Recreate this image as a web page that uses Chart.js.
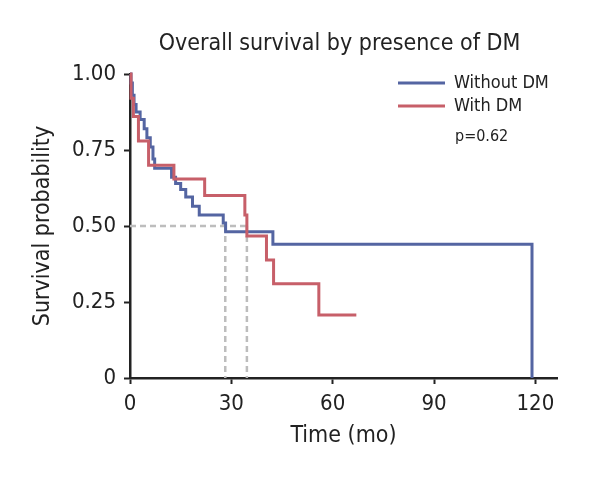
<!DOCTYPE html>
<html>
<head>
<meta charset="utf-8">
<script src="https://cdn.jsdelivr.net/npm/chart.js@4.4.1/dist/chart.umd.min.js"></script>
<style>
  html, body { margin: 0; padding: 0; background: #fff; }
</style>
</head>
<body>
<canvas id="kmChart" width="592" height="477"></canvas>
<script>
const FONT = "'Liberation Sans Narrow', 'DejaVu Sans Condensed', 'Arial Narrow', sans-serif";

// chart data
const chartTitle = 'Overall survival by presence of DM';
const seriesNames = ['Without DM', 'With DM'];
const pValueText = 'p=0.62';

const withoutTimes = [0, 0.3, 0.7, 1.2, 1.8, 3.0, 4.2, 5.0, 6.0, 6.8, 7.3, 12.3, 13.5, 15.0, 16.5, 18.5, 20.5, 27.6, 28.3, 42.3, 119];
const withoutSurv  = [1.0, 0.97, 0.93, 0.90, 0.875, 0.85, 0.82, 0.79, 0.76, 0.72, 0.69, 0.66, 0.64, 0.62, 0.595, 0.565, 0.536, 0.51, 0.481, 0.44, 0];

const withTimes = [0, 0.3, 1.0, 2.5, 5.5, 13.0, 22.1, 34.0, 34.6, 40.4, 42.5, 55.9, 67];
const withSurv  = [1.0, 0.92, 0.86, 0.78, 0.70, 0.655, 0.60, 0.536, 0.467, 0.388, 0.31, 0.207, 0.207];

const medianLevel = 0.5;
const medianTimes = [28.2, 34.6];

const xTicks = [0, 30, 60, 90, 120];
const xMax = 126.4;
const yTicks = [0, 0.25, 0.5, 0.75, 1];
const yTickLabels = ['0', '0.25', '0.50', '0.75', '1.00'];

const colors = ['#5465a2', '#c75f69'];
const dashColor = '#bdbdbd';
const axisColor = '#222';

function toPoints(ts, ss) {
    return ts.map((t, i) => ({ x: t, y: ss[i] }));
}

// dashed median guides
const medianDatasets = [
    { data: [{ x: 0, y: medianLevel }, { x: Math.max(...medianTimes), y: medianLevel }] }
].concat(medianTimes.map(t => ({ data: [{ x: t, y: medianLevel }, { x: t, y: 0 }] })))
 .map(d => Object.assign(d, {
    borderColor: dashColor,
    borderWidth: 2.5,
    borderDash: [6, 4],
    pointRadius: 0,
    order: 5
 }));

// title + legend drawn on the canvas
const annotations = {
    id: 'annotations',
    afterDraw(chart) {
        const { ctx, chartArea } = chart;
        ctx.save();
        ctx.fillStyle = axisColor;
        ctx.textBaseline = 'middle';
        ctx.textAlign = 'center';
        ctx.font = '23px ' + FONT;
        ctx.fillText(chartTitle, (chartArea.left + chartArea.right) / 2 - 4, 44);

        ctx.textAlign = 'left';
        ctx.font = '18px ' + FONT;
        seriesNames.forEach((name, i) => {
            const y = 83 + i * 23;
            ctx.strokeStyle = colors[i];
            ctx.lineWidth = 3;
            ctx.beginPath();
            ctx.moveTo(398, y);
            ctx.lineTo(445, y);
            ctx.stroke();
            ctx.fillText(name, 454, y);
        });
        ctx.font = '16px ' + FONT;
        ctx.fillText(pValueText, 455, 137);
        ctx.restore();
    }
};

const ctx = document.getElementById('kmChart').getContext('2d');
const kmChart = new Chart(ctx, {
    type: 'line',
    data: {
        datasets: [
            {
                label: seriesNames[0],
                data: toPoints(withoutTimes, withoutSurv),
                borderColor: colors[0],
                borderWidth: 3,
                stepped: 'before',
                pointRadius: 0,
                order: 2
            },
            {
                label: seriesNames[1],
                data: toPoints(withTimes, withSurv),
                borderColor: colors[1],
                borderWidth: 3,
                stepped: 'before',
                pointRadius: 0,
                order: 1
            }
        ].concat(medianDatasets)
    },
    options: {
        responsive: false,
        animation: false,
        clip: false,
        layout: { padding: { top: 74, right: 35, left: 0, bottom: 0 } },
        plugins: {
            legend: { display: false },
            tooltip: { enabled: false }
        },
        scales: {
            x: {
                type: 'linear',
                min: 0,
                max: xMax,
                afterBuildTicks: s => { s.ticks = xTicks.map(v => ({ value: v })); },
                afterFit: s => { s.height = 99; },
                ticks: {
                    color: axisColor,
                    font: { family: FONT, size: 22 },
                    padding: 7,
                    maxRotation: 0
                },
                grid: {
                    drawOnChartArea: false,
                    tickLength: 6,
                    tickWidth: 2,
                    tickColor: axisColor
                },
                border: { color: axisColor, width: 2.5 },
                title: {
                    display: true,
                    text: 'Time (mo)',
                    color: axisColor,
                    font: { family: FONT, size: 23 },
                    padding: { top: 0, bottom: 27 }
                }
            },
            y: {
                type: 'linear',
                min: 0,
                max: 1,
                afterBuildTicks: s => { s.ticks = yTicks.map(v => ({ value: v })); },
                afterFit: s => { s.width = 130; },
                ticks: {
                    color: axisColor,
                    font: { family: FONT, size: 22 },
                    padding: 8,
                    callback: v => yTickLabels[yTicks.indexOf(v)]
                },
                grid: {
                    drawOnChartArea: false,
                    tickLength: 6,
                    tickWidth: 2,
                    tickColor: axisColor
                },
                border: { color: axisColor, width: 2.5 },
                title: {
                    display: true,
                    text: 'Survival probability',
                    color: axisColor,
                    font: { family: FONT, size: 23 },
                    padding: { top: 29, bottom: 0 }
                }
            }
        }
    },
    plugins: [annotations]
});
</script>
</body>
</html>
══════════════════════════════
■ WHAT THE TASK ASKS
Copy the data word for word. Pictures do not go in the copy.

■ RESULT OF THIS TASK
Recreate this image as a web page that uses Chart.js.
<!DOCTYPE html>
<html>
<head>
<meta charset="utf-8">
<script src="https://cdn.jsdelivr.net/npm/chart.js@4.4.1/dist/chart.umd.min.js"></script>
<style>
  html, body { margin: 0; padding: 0; background: #fff; }
</style>
</head>
<body>
<canvas id="kmChart" width="592" height="477"></canvas>
<script>
const FONT = "'Liberation Sans Narrow', 'DejaVu Sans Condensed', 'Arial Narrow', sans-serif";

// chart data
const chartTitle = 'Overall survival by presence of DM';
const seriesNames = ['Without DM', 'With DM'];
const pValueText = 'p=0.62';

const withoutTimes = [0, 0.3, 0.7, 1.2, 1.8, 3.0, 4.2, 5.0, 6.0, 6.8, 7.3, 12.3, 13.5, 15.0, 16.5, 18.5, 20.5, 27.6, 28.3, 42.3, 119];
const withoutSurv  = [1.0, 0.97, 0.93, 0.90, 0.875, 0.85, 0.82, 0.79, 0.76, 0.72, 0.69, 0.66, 0.64, 0.62, 0.595, 0.565, 0.536, 0.51, 0.481, 0.44, 0];

const withTimes = [0, 0.3, 1.0, 2.5, 5.5, 13.0, 22.1, 34.0, 34.6, 40.4, 42.5, 55.9, 67];
const withSurv  = [1.0, 0.92, 0.86, 0.78, 0.70, 0.655, 0.60, 0.536, 0.467, 0.388, 0.31, 0.207, 0.207];

const medianLevel = 0.5;
const medianTimes = [28.2, 34.6];

const xTicks = [0, 30, 60, 90, 120];
const xMax = 126.4;
const yTicks = [0, 0.25, 0.5, 0.75, 1];
const yTickLabels = ['0', '0.25', '0.50', '0.75', '1.00'];

const colors = ['#5465a2', '#c75f69'];
const dashColor = '#bdbdbd';
const axisColor = '#222';

function toPoints(ts, ss) {
    return ts.map((t, i) => ({ x: t, y: ss[i] }));
}

// dashed median guides
const medianDatasets = [
    { data: [{ x: 0, y: medianLevel }, { x: Math.max(...medianTimes), y: medianLevel }] }
].concat(medianTimes.map(t => ({ data: [{ x: t, y: medianLevel }, { x: t, y: 0 }] })))
 .map(d => Object.assign(d, {
    borderColor: dashColor,
    borderWidth: 2.5,
    borderDash: [6, 4],
    pointRadius: 0,
    order: 5
 }));

// title + legend drawn on the canvas
const annotations = {
    id: 'annotations',
    afterDraw(chart) {
        const { ctx, chartArea } = chart;
        ctx.save();
        ctx.fillStyle = axisColor;
        ctx.textBaseline = 'middle';
        ctx.textAlign = 'center';
        ctx.font = '23px ' + FONT;
        ctx.fillText(chartTitle, (chartArea.left + chartArea.right) / 2 - 4, 44);

        ctx.textAlign = 'left';
        ctx.font = '18px ' + FONT;
        seriesNames.forEach((name, i) => {
            const y = 83 + i * 23;
            ctx.strokeStyle = colors[i];
            ctx.lineWidth = 3;
            ctx.beginPath();
            ctx.moveTo(398, y);
            ctx.lineTo(445, y);
            ctx.stroke();
            ctx.fillText(name, 454, y);
        });
        ctx.font = '16px ' + FONT;
        ctx.fillText(pValueText, 455, 137);
        ctx.restore();
    }
};

const ctx = document.getElementById('kmChart').getContext('2d');
const kmChart = new Chart(ctx, {
    type: 'line',
    data: {
        datasets: [
            {
                label: seriesNames[0],
                data: toPoints(withoutTimes, withoutSurv),
                borderColor: colors[0],
                borderWidth: 3,
                stepped: 'before',
                pointRadius: 0,
                order: 2
            },
            {
                label: seriesNames[1],
                data: toPoints(withTimes, withSurv),
                borderColor: colors[1],
                borderWidth: 3,
                stepped: 'before',
                pointRadius: 0,
                order: 1
            }
        ].concat(medianDatasets)
    },
    options: {
        responsive: false,
        animation: false,
        clip: false,
        layout: { padding: { top: 74, right: 35, left: 0, bottom: 0 } },
        plugins: {
            legend: { display: false },
            tooltip: { enabled: false }
        },
        scales: {
            x: {
                type: 'linear',
                min: 0,
                max: xMax,
                afterBuildTicks: s => { s.ticks = xTicks.map(v => ({ value: v })); },
                afterFit: s => { s.height = 99; },
                ticks: {
                    color: axisColor,
                    font: { family: FONT, size: 22 },
                    padding: 7,
                    maxRotation: 0
                },
                grid: {
                    drawOnChartArea: false,
                    tickLength: 6,
                    tickWidth: 2,
                    tickColor: axisColor
                },
                border: { color: axisColor, width: 2.5 },
                title: {
                    display: true,
                    text: 'Time (mo)',
                    color: axisColor,
                    font: { family: FONT, size: 23 },
                    padding: { top: 0, bottom: 27 }
                }
            },
            y: {
                type: 'linear',
                min: 0,
                max: 1,
                afterBuildTicks: s => { s.ticks = yTicks.map(v => ({ value: v })); },
                afterFit: s => { s.width = 130; },
                ticks: {
                    color: axisColor,
                    font: { family: FONT, size: 22 },
                    padding: 8,
                    callback: v => yTickLabels[yTicks.indexOf(v)]
                },
                grid: {
                    drawOnChartArea: false,
                    tickLength: 6,
                    tickWidth: 2,
                    tickColor: axisColor
                },
                border: { color: axisColor, width: 2.5 },
                title: {
                    display: true,
                    text: 'Survival probability',
                    color: axisColor,
                    font: { family: FONT, size: 23 },
                    padding: { top: 29, bottom: 0 }
                }
            }
        }
    },
    plugins: [annotations]
});
</script>
</body>
</html>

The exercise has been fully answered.